Dubious Opinion Says Automatic Stay Inapplicable to Setoff Against Exempt Property

June 15, 2017

A district judge in Detroit held that the government’s post petition setoff against a Social Security benefit did not violate the automatic stay because the payment was not property of the estate.

The opinion might be interpreted to mean that a creditor can exercise a valid right of setoff against exempt property without violating the automatic stay. It is unclear from the opinion whether the court would have reached the same conclusion if the prepetition debt owing to the government were dischargeable.

The Internal Revenue Service had a claim for almost $400,000 against a tax protester who did not file tax returns for more than a dozen years. Before the debtor filed a chapter 13 petition, the IRS had filed a notice of levy and was deducting about $1,300 a month from the debtor’s $2,100 monthly Social Security benefit.

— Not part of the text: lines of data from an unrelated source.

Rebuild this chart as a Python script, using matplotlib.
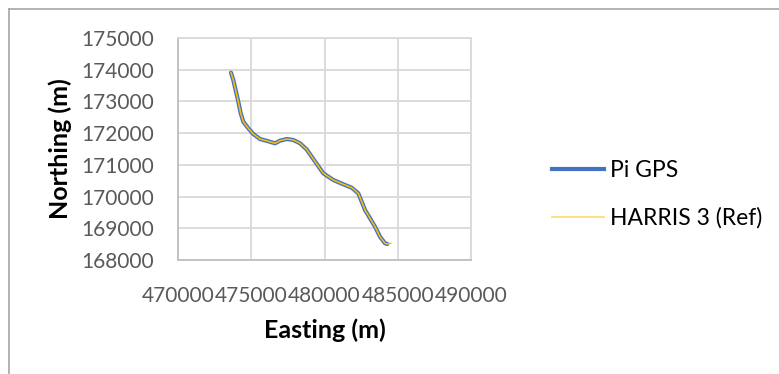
import matplotlib
matplotlib.use("Agg")
import matplotlib.pyplot as plt
from matplotlib.lines import Line2D

plt.rcParams['font.family'] = ['Lato', 'DejaVu Sans']

# Track (Easting, Northing)
easting = [473618, 473775, 473959, 474116, 474280, 474457, 474799, 475140, 475597,
           476164, 476621, 476963, 477420, 477870, 478328, 478785, 479283, 479918,
           480601, 481283, 481857, 482307, 482539, 482765, 483106, 483447, 483789,
           484130, 484287]
northing = [173906, 173676, 173307, 172992, 172626, 172361, 172153, 171973, 171815,
            171743, 171680, 171762, 171815, 171784, 171680, 171484, 171153, 170734,
            170523, 170387, 170280, 170103, 169839, 169577, 169315, 169050, 168735,
            168527, 168505]
ref_easting = easting + [484519]
ref_northing = northing + [168527]

x_ticks = [470000, 475000, 480000, 485000, 490000]
y_ticks = [168000, 169000, 170000, 171000, 172000, 173000, 174000, 175000]

fig = plt.figure(figsize=(7.79, 3.74), dpi=100)
ax = fig.add_axes([178/779, 1-260/374, 293/779, 222/374])

ax.plot(easting, northing, color='#4472C4', lw=3.0, solid_capstyle='round',
        solid_joinstyle='round', label='Pi GPS', zorder=3)
ax.plot(ref_easting, ref_northing, color='#FFC000', lw=1.1, solid_joinstyle='round',
        label='HARRIS 3 (Ref)', zorder=4)

ax.set_xlim(470000, 490000)
ax.set_ylim(168000, 175000)
ax.set_xticks(x_ticks)
ax.set_yticks(y_ticks)
ax.set_xticklabels([str(v) for v in x_ticks])
ax.set_yticklabels([str(v) for v in y_ticks])
ax.tick_params(length=0, labelsize=15, labelcolor='#595959')
ax.tick_params(axis='y', pad=17)
ax.tick_params(axis='x', pad=18.5)
ax.grid(True, color='#D9D9D9', lw=1.3)
ax.set_axisbelow(True)
for s in ax.spines.values():
    s.set_color('#D9D9D9')
    s.set_linewidth(1.3)
ax.spines['bottom'].set_color('#BFBFBF')
ax.spines['left'].set_color('#BFBFBF')

ax.set_xlabel('Easting (m)', fontsize=18, fontweight='bold', va='center')
ax.xaxis.set_label_coords(0.5, -70/222)
ax.set_ylabel('Northing (m)', fontsize=18, fontweight='bold', va='center')
ax.yaxis.set_label_coords(-118/293, 0.5)

handles = [Line2D([], [], color='#4472C4', lw=3.0),
           Line2D([], [], color='#FFD966', lw=1.2)]
fig.legend(handles, ['Pi GPS', 'HARRIS 3 (Ref)'], loc='upper left',
           bbox_to_anchor=(531/779, 1-139/374), frameon=False, fontsize=16.5,
           handlelength=2.27, handletextpad=0.26, labelspacing=1.17)

# chart area border (left and top visible)
fig.add_artist(Line2D([9/779, 9/779], [0, 1-9/374], transform=fig.transFigure,
                      color='#A6A6A6', lw=1.2))
fig.add_artist(Line2D([9/779, 1], [1-9/374, 1-9/374], transform=fig.transFigure,
                      color='#A6A6A6', lw=1.2))

fig.savefig('out.png', dpi=100)
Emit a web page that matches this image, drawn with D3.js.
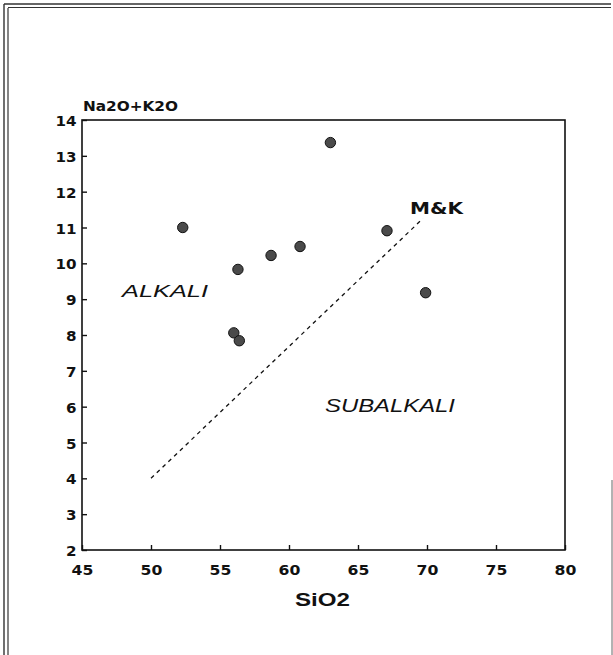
<!DOCTYPE html>
<html>
<head>
<meta charset="utf-8">
<script src="https://cdn.jsdelivr.net/npm/d3@7"></script>
<style>
  body { margin: 0; background: #fff; }
  svg { display: block; font-family: "Liberation Sans", Arial, sans-serif; }
</style>
</head>
<body>
<div id="chart"></div>
<script>
const width = 613;
const height = 655;

// data
const sio2 = [52.3, 56.3, 58.7, 60.8, 56.0, 56.4, 63.0, 67.1, 69.9];
const alkali = [11.0, 9.83, 10.22, 10.47, 8.06, 7.84, 13.37, 10.91, 9.18];
const mkLine = [[50, 4.0], [69.7, 11.25]];
const xTicks = [45, 50, 55, 60, 65, 70, 75, 80];
const yTicks = [2, 3, 4, 5, 6, 7, 8, 9, 10, 11, 12, 13, 14];

const svg = d3.select("#chart")
  .append("svg")
  .attr("width", width)
  .attr("height", height);

// scanned page frame
svg.append("line").attr("x1", 4).attr("y1", 4).attr("x2", 4).attr("y2", height).attr("stroke", "#222").attr("stroke-width", 1.3);
svg.append("line").attr("x1", 8).attr("y1", 8).attr("x2", 8).attr("y2", height).attr("stroke", "#222").attr("stroke-width", 1.1);
svg.append("line").attr("x1", 4).attr("y1", 4).attr("x2", 611).attr("y2", 4).attr("stroke", "#333").attr("stroke-width", 1.3);
svg.append("line").attr("x1", 8).attr("y1", 7.5).attr("x2", 611).attr("y2", 7.5).attr("stroke", "#333").attr("stroke-width", 1.1);
svg.append("line").attr("x1", 612).attr("y1", 480).attr("x2", 612).attr("y2", height).attr("stroke", "#666").attr("stroke-width", 1);

const x = d3.scaleLinear().domain([45, 80]).range([82, 565]);
const y = d3.scaleLinear().domain([2, 14]).range([550, 120]);

// plot box
svg.append("rect")
  .attr("x", x(45)).attr("y", y(14))
  .attr("width", x(80) - x(45)).attr("height", y(2) - y(14))
  .attr("fill", "none").attr("stroke", "#111").attr("stroke-width", 1.6);

const xAxis = svg.append("g")
  .attr("transform", `translate(0,${y(2)})`)
  .call(d3.axisBottom(x).tickValues(xTicks).tickSize(-5).tickFormat(d3.format("d")));
xAxis.select(".domain").remove();
xAxis.selectAll("line").attr("stroke", "#111").attr("stroke-width", 1.4);
xAxis.selectAll("text")
  .attr("y", 25).attr("dy", 0)
  .attr("transform", "scale(1.12,1)")
  .attr("font-family", "'DejaVu Sans', sans-serif")
  .attr("font-size", "14px").attr("font-weight", "bold").attr("fill", "#111");

const yAxis = svg.append("g")
  .attr("transform", `translate(${x(45)},0)`)
  .call(d3.axisLeft(y).tickValues(yTicks).tickSize(-5).tickFormat(d3.format("d")));
yAxis.select(".domain").remove();
yAxis.selectAll("line").attr("stroke", "#111").attr("stroke-width", 1.4);
yAxis.selectAll("text")
  .attr("x", -5).attr("dy", "0.4em")
  .attr("transform", "scale(1.08,1)")
  .attr("font-family", "'DejaVu Sans', sans-serif")
  .attr("font-size", "14px").attr("font-weight", "bold").attr("fill", "#111");

// M&K dividing line
svg.append("path")
  .datum(mkLine)
  .attr("d", d3.line().x(d => x(d[0])).y(d => y(d[1])))
  .attr("fill", "none")
  .attr("stroke", "#111")
  .attr("stroke-width", 1.3)
  .attr("stroke-dasharray", "4,4");

// samples
svg.selectAll("circle")
  .data(sio2)
  .enter()
  .append("circle")
  .attr("cx", d => x(d))
  .attr("cy", (d, i) => y(alkali[i]))
  .attr("r", 5.2)
  .attr("fill", "#4a4a4a")
  .attr("stroke", "#111")
  .attr("stroke-width", 1);

// labels
svg.append("text").attr("x", 83).attr("y", 111)
  .attr("font-family", "'DejaVu Sans', sans-serif")
  .attr("font-size", "14px").attr("font-weight", "bold").attr("fill", "#111")
  .attr("textLength", 95).attr("lengthAdjust", "spacingAndGlyphs")
  .text("Na2O+K2O");

svg.append("text").attr("x", 295).attr("y", 606)
  .attr("font-size", "19px").attr("font-weight", "bold").attr("fill", "#111")
  .attr("textLength", 55).attr("lengthAdjust", "spacingAndGlyphs")
  .text("SiO2");

svg.append("text").attr("x", 410).attr("y", 214)
  .attr("font-family", "'DejaVu Sans', sans-serif")
  .attr("font-size", "15px").attr("font-weight", "bold").attr("fill", "#111")
  .attr("textLength", 53).attr("lengthAdjust", "spacingAndGlyphs")
  .text("M&K");

svg.append("text").attr("x", 122).attr("y", 297)
  .attr("font-size", "17px").attr("font-style", "italic").attr("fill", "#111")
  .attr("textLength", 86).attr("lengthAdjust", "spacingAndGlyphs")
  .text("ALKALI");

svg.append("text").attr("x", 325).attr("y", 412)
  .attr("font-size", "18px").attr("font-style", "italic").attr("fill", "#111")
  .attr("textLength", 130).attr("lengthAdjust", "spacingAndGlyphs")
  .text("SUBALKALI");
</script>
</body>
</html>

After bankruptcy, the government evidently attempted unsuccessfully to freeze rather than offset the Social Security benefit. After the $1,300 offset was affected anyway, the government filed a motion asking the bankruptcy court to annul the stay or rule that the automatic stay did not bar offsetting a post petition obligation against a nondischargeable, prepetition debt.

The bankruptcy judge ruled that the setoff violated the automatic stay. On appeal, District Judge Mark A. Goldsmith reversed the bankruptcy court in an opinion on June 2 and found no stay violation.

Judge Goldsmith began by citing the proposition that Section 553 preserves the right to offset mutual prepetition debts and credits. Without citing Section 362(a)(1), he then analyzed other subsections in 362(a) to determine if there had been a stay violation. He said that Section 362(a)(3) did not apply because the Social Security payment “does not constitute property of the estate.” Further, he said that setoff is an affirmative defense and thus “differs from an act to obtain possession of estate property.”

Next, Judge Goldsmith said that Section 362(a)(4) – prohibiting the enforcement of a lien against estate property – is similarly inapplicable because the Social Security payment was not estate property. “Furthermore,” he said, “the government is not relying on any lien; it is instead asserting its right of setoff.” He said that Section 362(a)(5) was inapplicable for the same reason.

According to Judge Goldsmith, Section 362(a)(6) – which bars any action to collect a prepetition claim – did not apply because “a setoff cannot be characterized as either a personal solicitation or a legal proceeding to obtain a debt owed.” He said that a “setoff is simply the application of mutual debts against one another.” If that subjection were applicable, he said it would make Section 362(a)(7) superfluous.

Similarly, Section 362(a)(7) – prohibiting the “setoff of any debt owing to the debtor that arose before the commencement of the case . . . against any claim against the debtor” – only bars offsetting against a debt that arose before filing. Because the obligation to pay the Social Security benefit did not arise until after bankruptcy, that section did not apply, Judge Goldsmith said.

Judge Goldsmith also relied on a decision by a Michigan bankruptcy judge holding that actions against exempt property are not enjoined by the automatic stay.

In summarizing the holding at the end of the opinion, Judge Goldsmith said that the debt was nondischargeable. The opinion does not discuss how nondischargeability factored into the result.

For having failed to file tax returns for more than a dozen years, the debtor was not a sympathetic litigant. One wonders whether the judge would have reached a different result if the debtor were more appealing.